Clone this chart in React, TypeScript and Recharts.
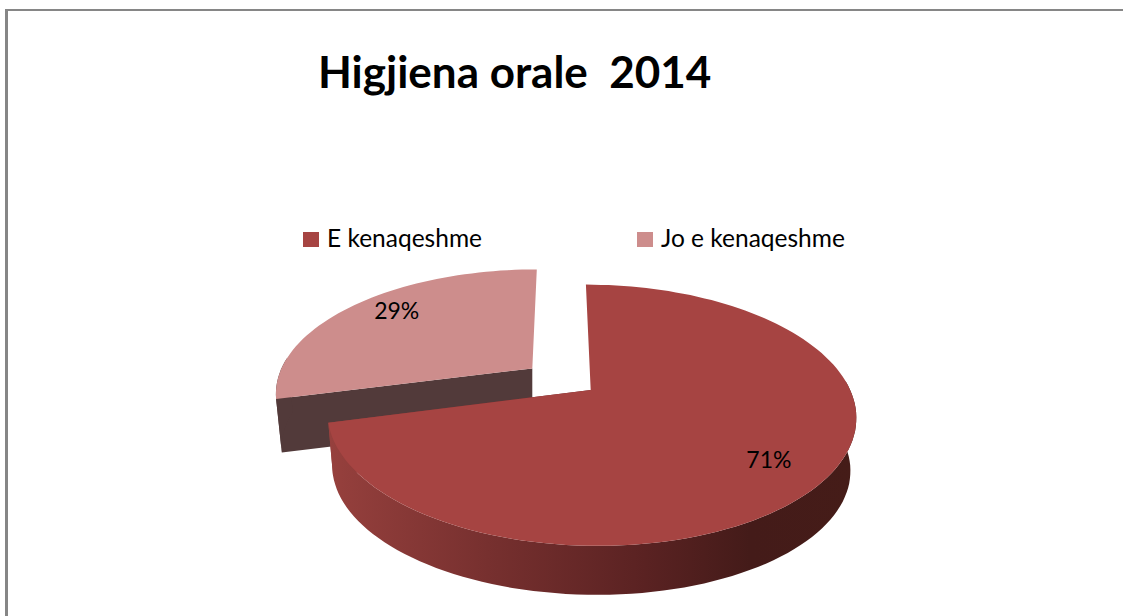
import { Pie, PieChart } from "recharts";

const categories = ["E kenaqeshme", "Jo e kenaqeshme"];
const shares = [71, 29];
const colors = ["#a64442", "#cd8d8c"];
const legendLeft = [303, 637];

const WIDTH = 1123;
const HEIGHT = 616;
const FONT = "Lato, 'Open Sans', sans-serif";

// drawn back slice first so the big slice overlaps it, legend keeps the source order
const rows = categories
  .map((name, i) => ({ name, value: shares[i], fill: colors[i] }))
  .reverse();

const firstAngle = 90 - (360 * shares[0]) / (shares[0] + shares[1]);

// perspective of the tilted pie
const TILT = 0.19;
const SQUASH = 121.5;
const EXPLODE = 37;
const DEPTH = 54;
const RAD = Math.PI / 180;

function project(
  cx: number,
  cy: number,
  radius: number,
  angle: number,
  r: number,
  mid: number,
) {
  const wx = EXPLODE * Math.cos(mid * RAD) + r * Math.cos(angle * RAD);
  const wy = (EXPLODE * -Math.sin(mid * RAD) + r * -Math.sin(angle * RAD)) / radius;
  const w = 1 - TILT * wy;
  return { x: cx + wx / w, y: cy + (SQUASH * wy) / w };
}

function lower(p: { x: number; y: number }, cx: number, cy: number) {
  return { x: cx + (p.x - cx) * 0.98, y: cy + (p.y - cy) * 0.97 + DEPTH };
}

function toPath(points: { x: number; y: number }[]) {
  return (
    points
      .map((p, i) => `${i ? "L" : "M"}${p.x.toFixed(1)} ${p.y.toFixed(1)}`)
      .join(" ") + " Z"
  );
}

function Slice(props: any) {
  const { cx, cy, outerRadius, startAngle, endAngle, fill } = props;
  const mid = (startAngle + endAngle) / 2;
  const steps = Math.ceil(Math.abs(endAngle - startAngle) / 2);
  const rim = [];
  const frontRim = [];
  for (let i = 0; i <= steps; i++) {
    const a = startAngle + ((endAngle - startAngle) * i) / steps;
    const p = project(cx, cy, outerRadius, a, outerRadius, mid);
    rim.push(p);
    // the back of the rim is hidden, its wall would poke out at the cuts
    if (Math.sin(a * RAD) < 0.1) frontRim.push(p);
  }
  const apex = project(cx, cy, outerRadius, mid, 0, mid);
  const frontBelow = frontRim.map((p) => lower(p, cx, cy));
  const isFront = fill === colors[0];
  const wallFill = isFront ? "url(#frontWall)" : "#523a3a";
  // only the cut that faces the viewer shows a wall
  const cut = isFront ? rim[rim.length - 1] : rim[0];

  return (
    <g>
      <defs>
        <linearGradient
          id="frontWall"
          gradientUnits="userSpaceOnUse"
          x1={330}
          y1={0}
          x2={855}
          y2={0}
        >
          <stop offset="0%" stopColor="#96403d" />
          <stop offset="30%" stopColor="#77302f" />
          <stop offset="60%" stopColor="#5a2222" />
          <stop offset="80%" stopColor="#441b19" />
          <stop offset="100%" stopColor="#451c18" />
        </linearGradient>
      </defs>
      <path
        d={toPath([apex, cut, lower(cut, cx, cy), { x: apex.x, y: apex.y + DEPTH }])}
        fill={wallFill}
      />
      <path d={toPath([...frontRim, ...frontBelow.slice().reverse()])} fill={wallFill} />
      <path d={toPath([apex, ...rim])} fill={fill} />
    </g>
  );
}

function SliceLabel(props: any) {
  const { cx, cy, outerRadius, midAngle, percent, fill } = props;
  const p = project(cx, cy, outerRadius, midAngle, outerRadius * 0.78, midAngle);
  const isFront = fill === colors[0];
  return (
    <text
      x={p.x + (isFront ? -1 : 4)}
      y={p.y + (isFront ? 3 : -7)}
      textAnchor="middle"
      dominantBaseline="central"
      fontFamily={FONT}
      fontSize={23}
      fill="#000"
    >
      {`${Math.round(percent * 100)}%`}
    </text>
  );
}

export default function App() {
  return (
    <div
      style={{
        position: "absolute",
        left: 0,
        top: 0,
        width: WIDTH,
        height: HEIGHT,
        overflow: "hidden",
        background: "#fff",
      }}
    >
      <div
        style={{
          position: "absolute",
          left: 5,
          top: 9,
          right: 0,
          bottom: 0,
          borderTop: "2px solid #868686",
          borderLeft: "3px solid #868686",
        }}
      />
      <div
        style={{
          position: "absolute",
          left: 318,
          top: 43,
          fontFamily: FONT,
          fontWeight: 700,
          fontSize: 44,
          lineHeight: "56px",
          whiteSpace: "pre",
          color: "#000",
        }}
      >
        {"Higjiena orale  2014"}
      </div>
      {categories.map((name, i) => (
        <div key={name}>
          <div
            style={{
              position: "absolute",
              left: legendLeft[i],
              top: 232,
              width: 16,
              height: 15,
              background: colors[i],
            }}
          />
          <div
            style={{
              position: "absolute",
              left: legendLeft[i] + 24,
              top: 223,
              fontFamily: FONT,
              fontSize: 24.5,
              lineHeight: "30px",
              whiteSpace: "pre",
              color: "#000",
            }}
          >
            {name}
          </div>
        </div>
      ))}
      <div style={{ position: "absolute", left: 0, top: 0 }}>
        <PieChart width={WIDTH} height={HEIGHT} margin={{ top: 0, right: 0, bottom: 0, left: 0 }}>
          <Pie
            data={rows}
            dataKey="value"
            nameKey="name"
            cx={561}
            cy={379}
            outerRadius={255}
            startAngle={firstAngle}
            endAngle={firstAngle - 360}
            stroke="none"
            shape={Slice}
            label={SliceLabel}
            labelLine={false}
            isAnimationActive={false}
          />
        </PieChart>
      </div>
    </div>
  );
}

> **What is needed**:
Copy each line above precisely, dropping the pictures.

> **Problem solution**:
Clone this chart in React, TypeScript and Recharts.
import { Pie, PieChart } from "recharts";

const categories = ["E kenaqeshme", "Jo e kenaqeshme"];
const shares = [71, 29];
const colors = ["#a64442", "#cd8d8c"];
const legendLeft = [303, 637];

const WIDTH = 1123;
const HEIGHT = 616;
const FONT = "Lato, 'Open Sans', sans-serif";

// drawn back slice first so the big slice overlaps it, legend keeps the source order
const rows = categories
  .map((name, i) => ({ name, value: shares[i], fill: colors[i] }))
  .reverse();

const firstAngle = 90 - (360 * shares[0]) / (shares[0] + shares[1]);

// perspective of the tilted pie
const TILT = 0.19;
const SQUASH = 121.5;
const EXPLODE = 37;
const DEPTH = 54;
const RAD = Math.PI / 180;

function project(
  cx: number,
  cy: number,
  radius: number,
  angle: number,
  r: number,
  mid: number,
) {
  const wx = EXPLODE * Math.cos(mid * RAD) + r * Math.cos(angle * RAD);
  const wy = (EXPLODE * -Math.sin(mid * RAD) + r * -Math.sin(angle * RAD)) / radius;
  const w = 1 - TILT * wy;
  return { x: cx + wx / w, y: cy + (SQUASH * wy) / w };
}

function lower(p: { x: number; y: number }, cx: number, cy: number) {
  return { x: cx + (p.x - cx) * 0.98, y: cy + (p.y - cy) * 0.97 + DEPTH };
}

function toPath(points: { x: number; y: number }[]) {
  return (
    points
      .map((p, i) => `${i ? "L" : "M"}${p.x.toFixed(1)} ${p.y.toFixed(1)}`)
      .join(" ") + " Z"
  );
}

function Slice(props: any) {
  const { cx, cy, outerRadius, startAngle, endAngle, fill } = props;
  const mid = (startAngle + endAngle) / 2;
  const steps = Math.ceil(Math.abs(endAngle - startAngle) / 2);
  const rim = [];
  const frontRim = [];
  for (let i = 0; i <= steps; i++) {
    const a = startAngle + ((endAngle - startAngle) * i) / steps;
    const p = project(cx, cy, outerRadius, a, outerRadius, mid);
    rim.push(p);
    // the back of the rim is hidden, its wall would poke out at the cuts
    if (Math.sin(a * RAD) < 0.1) frontRim.push(p);
  }
  const apex = project(cx, cy, outerRadius, mid, 0, mid);
  const frontBelow = frontRim.map((p) => lower(p, cx, cy));
  const isFront = fill === colors[0];
  const wallFill = isFront ? "url(#frontWall)" : "#523a3a";
  // only the cut that faces the viewer shows a wall
  const cut = isFront ? rim[rim.length - 1] : rim[0];

  return (
    <g>
      <defs>
        <linearGradient
          id="frontWall"
          gradientUnits="userSpaceOnUse"
          x1={330}
          y1={0}
          x2={855}
          y2={0}
        >
          <stop offset="0%" stopColor="#96403d" />
          <stop offset="30%" stopColor="#77302f" />
          <stop offset="60%" stopColor="#5a2222" />
          <stop offset="80%" stopColor="#441b19" />
          <stop offset="100%" stopColor="#451c18" />
        </linearGradient>
      </defs>
      <path
        d={toPath([apex, cut, lower(cut, cx, cy), { x: apex.x, y: apex.y + DEPTH }])}
        fill={wallFill}
      />
      <path d={toPath([...frontRim, ...frontBelow.slice().reverse()])} fill={wallFill} />
      <path d={toPath([apex, ...rim])} fill={fill} />
    </g>
  );
}

function SliceLabel(props: any) {
  const { cx, cy, outerRadius, midAngle, percent, fill } = props;
  const p = project(cx, cy, outerRadius, midAngle, outerRadius * 0.78, midAngle);
  const isFront = fill === colors[0];
  return (
    <text
      x={p.x + (isFront ? -1 : 4)}
      y={p.y + (isFront ? 3 : -7)}
      textAnchor="middle"
      dominantBaseline="central"
      fontFamily={FONT}
      fontSize={23}
      fill="#000"
    >
      {`${Math.round(percent * 100)}%`}
    </text>
  );
}

export default function App() {
  return (
    <div
      style={{
        position: "absolute",
        left: 0,
        top: 0,
        width: WIDTH,
        height: HEIGHT,
        overflow: "hidden",
        background: "#fff",
      }}
    >
      <div
        style={{
          position: "absolute",
          left: 5,
          top: 9,
          right: 0,
          bottom: 0,
          borderTop: "2px solid #868686",
          borderLeft: "3px solid #868686",
        }}
      />
      <div
        style={{
          position: "absolute",
          left: 318,
          top: 43,
          fontFamily: FONT,
          fontWeight: 700,
          fontSize: 44,
          lineHeight: "56px",
          whiteSpace: "pre",
          color: "#000",
        }}
      >
        {"Higjiena orale  2014"}
      </div>
      {categories.map((name, i) => (
        <div key={name}>
          <div
            style={{
              position: "absolute",
              left: legendLeft[i],
              top: 232,
              width: 16,
              height: 15,
              background: colors[i],
            }}
          />
          <div
            style={{
              position: "absolute",
              left: legendLeft[i] + 24,
              top: 223,
              fontFamily: FONT,
              fontSize: 24.5,
              lineHeight: "30px",
              whiteSpace: "pre",
              color: "#000",
            }}
          >
            {name}
          </div>
        </div>
      ))}
      <div style={{ position: "absolute", left: 0, top: 0 }}>
        <PieChart width={WIDTH} height={HEIGHT} margin={{ top: 0, right: 0, bottom: 0, left: 0 }}>
          <Pie
            data={rows}
            dataKey="value"
            nameKey="name"
            cx={561}
            cy={379}
            outerRadius={255}
            startAngle={firstAngle}
            endAngle={firstAngle - 360}
            stroke="none"
            shape={Slice}
            label={SliceLabel}
            labelLine={false}
            isAnimationActive={false}
          />
        </PieChart>
      </div>
    </div>
  );
}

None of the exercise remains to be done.